Specularity

Specular highlights on a pair of spheres

Specularity is the visual appearance of specular reflections.

In computer graphics

In computer graphics, it means the quantity used in three-dimensional (3D) rendering which represents the amount of reflectivity a surface has. It is a key component in determining the brightness of specular highlights, along with shininess to determine the size of the highlights.

It is frequently used in real-time computer graphics and ray tracing, where the mirror-like specular reflection of light from other surfaces is often ignored (due to the more intensive computations required to calculate it), and the specular reflection of light directly from point light sources is modelled as specular highlights.

Specular maps

A materials system may allow specularity to vary across a surface, controlled by additional layers of texture maps.

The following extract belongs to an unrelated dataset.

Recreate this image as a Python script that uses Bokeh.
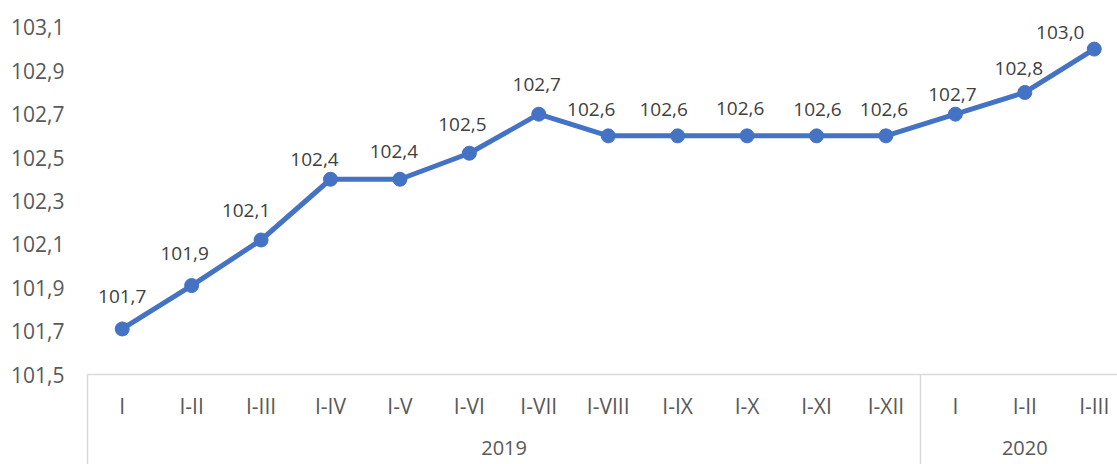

The early misinterpretation of "Specularity" in computer graphics

Early shaders included a parameter called "Specularity". CG Artists, confused by this term discovered by experimentation that the manipulation of this parameter would cause a reflected highlight from a light source to appear and disappear and therefore misinterpreted "specularity" to mean "light highlights". In fact "Specular" is defined in optics as Optics. (of reflected light) directed, as from a smooth, polished surface (opposed to diffuse ). A specular surface is a highly smooth surface. When the surface is very smooth, the reflected highlight is easy to see. As the surface becomes rougher, the reflected highlights gets broader and dimmer. This is a more "diffused" reflection.[1][2][circular reference][3]

In seismology

In the context of seismic migration, specularity is defined as the cosine of the angle made by the surface normal vector and the angle bisector of the angle defined by the directions of the incident and diffracted rays.[4] For a purely specular seismic event the value of specularity should be equal to unity, as the angle between the surface normal vector and the angle bisector should be zero, according to Snell's Law. For a diffractive seismic event, the specularity can be sub-unitary. During the seismic migration, one can filter each seismic event according to the value of specularity, in order to enhance the contribution of diffractions in the seismic image. Alternatively, the events can be separated in different sub-images according to the value of specularity to produce a specularity gather.[5]